Face à l’abjection et à l’ignominie, Hugues Pagan crée au fil de ses romans une œuvre dense et profondément attachante. Avec Dernière station avant l’autoroute, il confirme sa parfaite maîtrise des récits crépusculaires.
Longtemps, on a pu croire que le lecteur de romans noirs ne se distinguait pas de l’amateur du Club des cinq. Ce jugement a été bien heureusement infirmé par quelques auteurs (dans le désordre : Hammet, Chase, Chandler, Manchette, Siniac etc.). Ecrivain rare, Hugues Pagan fait sans conteste partie de cette famille pour qui Balzac (celui d’Une Ténébreuse affaire) et Edgar Allan Poe, pour le côté cartésien, furent des pères honorables. Son art distancié, retenant le plus possible, explique notamment la noblesse de son style. Car il n’y a aucune effusion dans ces pages serrées, lancées comme un défi au cœur du sens, même si elles restituent tout du long une note âpre. Mais qu’en est-il de cette nouvelle rapsodie pour une époque défunte ?

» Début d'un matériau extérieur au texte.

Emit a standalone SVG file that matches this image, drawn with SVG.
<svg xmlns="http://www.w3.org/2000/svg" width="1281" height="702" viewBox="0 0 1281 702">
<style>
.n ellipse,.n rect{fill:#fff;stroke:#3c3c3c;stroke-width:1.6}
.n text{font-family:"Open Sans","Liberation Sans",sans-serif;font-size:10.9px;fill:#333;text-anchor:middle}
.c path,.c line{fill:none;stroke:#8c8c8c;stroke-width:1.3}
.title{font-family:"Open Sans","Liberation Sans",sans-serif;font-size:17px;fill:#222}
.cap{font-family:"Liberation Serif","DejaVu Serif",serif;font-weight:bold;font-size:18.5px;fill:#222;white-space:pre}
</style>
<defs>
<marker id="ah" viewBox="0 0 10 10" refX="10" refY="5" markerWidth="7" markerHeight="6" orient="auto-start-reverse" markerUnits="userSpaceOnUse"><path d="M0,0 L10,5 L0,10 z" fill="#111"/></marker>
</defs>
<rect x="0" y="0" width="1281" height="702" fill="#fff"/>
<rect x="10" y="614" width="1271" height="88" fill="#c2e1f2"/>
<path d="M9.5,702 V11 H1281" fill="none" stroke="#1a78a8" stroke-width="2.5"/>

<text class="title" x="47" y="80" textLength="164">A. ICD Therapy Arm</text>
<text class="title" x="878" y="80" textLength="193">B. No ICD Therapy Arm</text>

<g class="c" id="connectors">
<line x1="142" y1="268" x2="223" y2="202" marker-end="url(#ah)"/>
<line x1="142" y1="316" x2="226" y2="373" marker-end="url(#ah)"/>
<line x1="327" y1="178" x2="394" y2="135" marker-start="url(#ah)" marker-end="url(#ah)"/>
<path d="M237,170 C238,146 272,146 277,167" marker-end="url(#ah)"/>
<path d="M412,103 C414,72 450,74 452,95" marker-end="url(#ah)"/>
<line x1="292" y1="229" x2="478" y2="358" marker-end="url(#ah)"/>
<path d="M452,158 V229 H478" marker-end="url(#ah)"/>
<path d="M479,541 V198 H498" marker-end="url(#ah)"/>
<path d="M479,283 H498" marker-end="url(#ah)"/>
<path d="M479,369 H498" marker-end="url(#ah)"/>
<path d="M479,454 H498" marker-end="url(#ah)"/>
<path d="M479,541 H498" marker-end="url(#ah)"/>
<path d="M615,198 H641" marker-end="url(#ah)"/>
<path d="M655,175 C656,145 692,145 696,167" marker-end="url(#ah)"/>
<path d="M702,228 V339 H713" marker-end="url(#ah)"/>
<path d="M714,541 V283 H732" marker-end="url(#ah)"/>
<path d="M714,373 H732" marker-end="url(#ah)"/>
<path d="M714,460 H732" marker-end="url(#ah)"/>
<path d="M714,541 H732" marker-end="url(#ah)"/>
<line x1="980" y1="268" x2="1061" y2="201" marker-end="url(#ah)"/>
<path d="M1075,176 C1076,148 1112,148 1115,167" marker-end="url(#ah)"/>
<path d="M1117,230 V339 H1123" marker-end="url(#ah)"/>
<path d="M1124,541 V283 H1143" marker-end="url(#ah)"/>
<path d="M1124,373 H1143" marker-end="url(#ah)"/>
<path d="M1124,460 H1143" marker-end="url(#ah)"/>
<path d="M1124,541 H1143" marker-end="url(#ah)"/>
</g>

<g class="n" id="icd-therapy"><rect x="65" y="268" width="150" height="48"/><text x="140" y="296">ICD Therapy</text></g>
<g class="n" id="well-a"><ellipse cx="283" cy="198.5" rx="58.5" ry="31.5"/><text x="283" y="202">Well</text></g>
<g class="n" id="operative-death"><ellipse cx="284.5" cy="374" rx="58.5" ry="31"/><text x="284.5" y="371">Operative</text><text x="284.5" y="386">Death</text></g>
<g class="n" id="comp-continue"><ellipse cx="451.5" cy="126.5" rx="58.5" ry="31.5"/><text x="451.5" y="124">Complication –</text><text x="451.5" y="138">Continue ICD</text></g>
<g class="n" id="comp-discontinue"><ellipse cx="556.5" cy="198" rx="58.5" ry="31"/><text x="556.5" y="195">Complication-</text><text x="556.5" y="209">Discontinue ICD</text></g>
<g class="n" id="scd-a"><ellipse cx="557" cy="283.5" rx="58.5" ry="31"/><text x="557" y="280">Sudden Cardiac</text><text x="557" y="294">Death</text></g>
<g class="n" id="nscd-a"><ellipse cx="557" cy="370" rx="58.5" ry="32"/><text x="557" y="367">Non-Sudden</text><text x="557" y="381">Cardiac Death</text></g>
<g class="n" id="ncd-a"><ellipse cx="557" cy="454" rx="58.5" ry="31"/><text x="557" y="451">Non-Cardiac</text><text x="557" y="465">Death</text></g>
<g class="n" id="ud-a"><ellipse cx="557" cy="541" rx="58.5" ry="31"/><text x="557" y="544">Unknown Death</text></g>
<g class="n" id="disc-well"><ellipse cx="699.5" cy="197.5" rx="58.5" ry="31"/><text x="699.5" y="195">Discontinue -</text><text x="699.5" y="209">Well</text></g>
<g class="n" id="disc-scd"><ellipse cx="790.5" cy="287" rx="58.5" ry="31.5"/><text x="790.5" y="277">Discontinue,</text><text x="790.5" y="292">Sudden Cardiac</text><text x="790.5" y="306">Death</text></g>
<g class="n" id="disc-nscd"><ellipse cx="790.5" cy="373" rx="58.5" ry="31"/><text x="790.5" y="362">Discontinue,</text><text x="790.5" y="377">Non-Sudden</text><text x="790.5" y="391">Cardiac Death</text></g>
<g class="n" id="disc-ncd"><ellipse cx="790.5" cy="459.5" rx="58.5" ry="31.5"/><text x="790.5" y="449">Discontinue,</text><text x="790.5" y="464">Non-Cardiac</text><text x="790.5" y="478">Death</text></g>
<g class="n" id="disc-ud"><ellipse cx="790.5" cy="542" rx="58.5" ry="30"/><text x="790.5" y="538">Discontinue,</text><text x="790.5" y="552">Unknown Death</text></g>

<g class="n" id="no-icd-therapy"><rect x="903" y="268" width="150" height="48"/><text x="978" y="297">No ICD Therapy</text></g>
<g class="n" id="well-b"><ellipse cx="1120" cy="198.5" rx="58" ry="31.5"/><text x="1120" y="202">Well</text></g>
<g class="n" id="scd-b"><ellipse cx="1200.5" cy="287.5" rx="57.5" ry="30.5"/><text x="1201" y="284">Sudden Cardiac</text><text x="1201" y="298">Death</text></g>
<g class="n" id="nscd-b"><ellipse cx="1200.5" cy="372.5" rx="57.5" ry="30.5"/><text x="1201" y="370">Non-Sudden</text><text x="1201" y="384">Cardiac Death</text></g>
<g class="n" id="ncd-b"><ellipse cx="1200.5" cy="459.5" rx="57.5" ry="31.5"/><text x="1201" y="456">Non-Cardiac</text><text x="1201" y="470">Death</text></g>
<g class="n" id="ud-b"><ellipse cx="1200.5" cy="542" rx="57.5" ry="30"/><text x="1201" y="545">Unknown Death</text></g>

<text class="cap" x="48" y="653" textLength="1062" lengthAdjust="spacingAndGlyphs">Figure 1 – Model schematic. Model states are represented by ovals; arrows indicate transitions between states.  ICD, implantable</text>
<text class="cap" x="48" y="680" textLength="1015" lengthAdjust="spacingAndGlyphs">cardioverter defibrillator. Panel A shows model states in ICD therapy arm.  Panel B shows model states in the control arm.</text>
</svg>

Le décès d’un sénateur ayant laissé sur une disquette – ne nous méprenons pas, ce sont les ordinateurs qui possèdent dorénavant la mémoire – des informations compromettantes est le point de départ d’une intrigue complexe où un officier de police judiciaire d’un genre un peu spécial se trouve mêlé. Hugues Pagan le montre sans haine, mais avec une certaine rage au cœur, ce qui est légitime lorsque l’on se confronte d’aussi près à l’ignominie de ses contemporains. Bien qu’impliqué dans cette enquête, il semble avoir définitivement quitté le monde truqué de la police et abandonné les illusions qui lui permettaient de maintenir ses conditions de survie. L’auteur s’en défend très bien lui-même : « C’est notre propre douleur, au fond, qui nous protège le mieux contre les pièges et les tentations de la vie, contre nos lâches ambitions de bonheur, nos tristes et déraisonnables envies de durer. Durer d’ailleurs, c’est seulement la viande qui le veut, l’âme il y a bien longtemps déjà qu’elle a décroché, qu’elle a dévalé en pente douce, sur la pointe des pieds, le mince chemin de la vie, qu’elle s’est perdue de trop de souffrance et d’amertume, de trop de clairvoyance, surtout. De tristesse. Rien de plus triste qu’une âme égarée. » Et si nulle Rédemption n’est à chercher auprès des femmes, celles-ci occupent une place prépondérante dans son univers. Bien après leur passage, leur visage nous est encore proche.
Hugues Pagan fait partie de ces écrivains courageux qui apportent de l’humeur et des couleurs au langage de notre temps. Héros de notre intime depuis la parution de L’Etage des morts, il demeure exemplaire. Par une grâce que l’on ne saurait expliquer, la bêtise lui est toujours défendue. Par les temps qui courent, ce n’est pas rien.